Меня, кстати, не узнали и в «Снежной королеве». Когда режиссер Казанский предложил мне роль Бабушки, я даже удивилась — все-таки еще не старая была. Меня всю обложили ватой, надели седой парик, очки, шапочку. Вроде бы получилось неплохо.
— А за последнюю роль в кино — тоже бабушки — вы получили Государственную премию России имени Крупской...
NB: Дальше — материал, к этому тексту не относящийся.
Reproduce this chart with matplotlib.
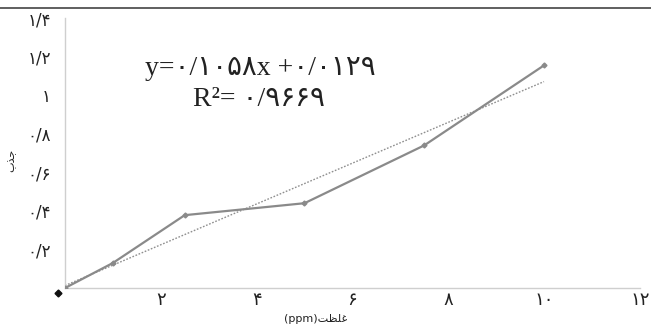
import numpy as np
import matplotlib
matplotlib.use('Agg')
import matplotlib.pyplot as plt
import matplotlib.transforms as mtransforms
from matplotlib.lines import Line2D

# concentration (ppm) and absorbance
conc = [0, 1, 2.5, 5, 7.5, 10]
absorb = [0, 0.13, 0.378, 0.44, 0.74, 1.155]

# linear fit as printed on the chart
slope = 0.1058
intercept = 0.0129

x_ticks = [2, 4, 6, 8, 10, 12]
x_labels = ['۲', '۴', '۶', '۸', '۱۰', '۱۲']
y_ticks = [0.2, 0.4, 0.6, 0.8, 1.0, 1.2, 1.4]
y_labels = ['۰/۲', '۰/۴', '۰/۶', '۰/۸', '۱', '۱/۲', '۱/۴']

eq_text = 'y=۰/۱۰۵۸x +۰/۰۱۲۹'
r2_text = 'R²= ۰/۹۶۶۹'
# visual-order presentation forms so the Persian words read correctly
xlabel = '(ppm)\uFE96\uFEC8\uFEE0\uFECF'
ylabel = '\uFE8F\uFEAC\uFE9F'

plt.rcParams['font.family'] = ['DejaVu Sans']

fig = plt.figure(figsize=(6.51, 3.24), dpi=100)
ax = fig.add_axes([0.0998, 0.111, 0.883, 0.833])

ax.plot(conc, absorb, color='#8a8a8a', lw=1.6, marker='D', ms=2.5,
        mfc='#8a8a8a', mec='#8a8a8a', zorder=3)

xf = np.array([conc[0], conc[-1]])
ax.plot(xf, slope * xf + intercept, color='#8f8f8f', lw=1.0,
        linestyle=(0, (1.2, 1.2)), zorder=2)

# black origin marker, slightly offset as in the scan
off = mtransforms.offset_copy(ax.transData, fig=fig, x=-7, y=-5, units='dots')
ax.plot([conc[0]], [absorb[0]], marker='D', ms=3.5, color='#111111',
        transform=off, clip_on=False, zorder=4)

ax.set_xlim(0, 12)
ax.set_ylim(0, 1.4)
ax.set_xticks(x_ticks)
ax.set_xticklabels(x_labels, fontsize=13, color='#222222')
ax.set_yticks(y_ticks)
ax.set_yticklabels(y_labels, fontsize=12, color='#222222')
ax.tick_params(length=0, pad=10)
ax.tick_params(axis='x', pad=2)

for s in ['top', 'right']:
    ax.spines[s].set_visible(False)
for s in ['left', 'bottom']:
    ax.spines[s].set_color('#cfcfcf')
    ax.spines[s].set_linewidth(1.0)

serif = ['Liberation Serif', 'DejaVu Sans']
ax.text(0.34, 0.815, eq_text, transform=ax.transAxes, ha='center', va='center',
        fontsize=20, color='#222222', family=serif)
ax.text(0.338, 0.70, r2_text, transform=ax.transAxes, ha='center', va='center',
        fontsize=20, color='#222222', family=serif)

fig.text(0.485, 0.0, xlabel, ha='center', va='bottom', fontsize=8, color='#222222')
fig.text(0.018, 0.505, ylabel, ha='center', va='center', rotation=90,
         fontsize=8, color='#222222')

# dark rule along the top edge of the scanned figure
fig.add_artist(Line2D([0, 1], [0.975, 0.975], transform=fig.transFigure,
                      color='#444444', lw=1.2))

fig.savefig('out.png', dpi=100)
— «Не хочу быть взрослым» — это великолепная картина. И роль интересная — я и мама для героини Натальи Варлей, и бабушка. Но там, конечно, главный человек — мальчик Кирилл Головко. Это было такое очарование. И замечательный режиссер Юрий Чулюкин, трагически погибший. Весть о его смерти потрясла меня. Он был, по-моему, в Мозамбике, представлял на каком-то форуме советское кино. И его столкнули с двенадцатого этажа в лестничный пролет. Подробностей я не знаю, но дело это как-то замяли. У меня остались очень светлые воспоминания и о нем, и о нашей работе. Фильм не только здесь получил лауреатство, но и в целом ряде стран. Очень много наград.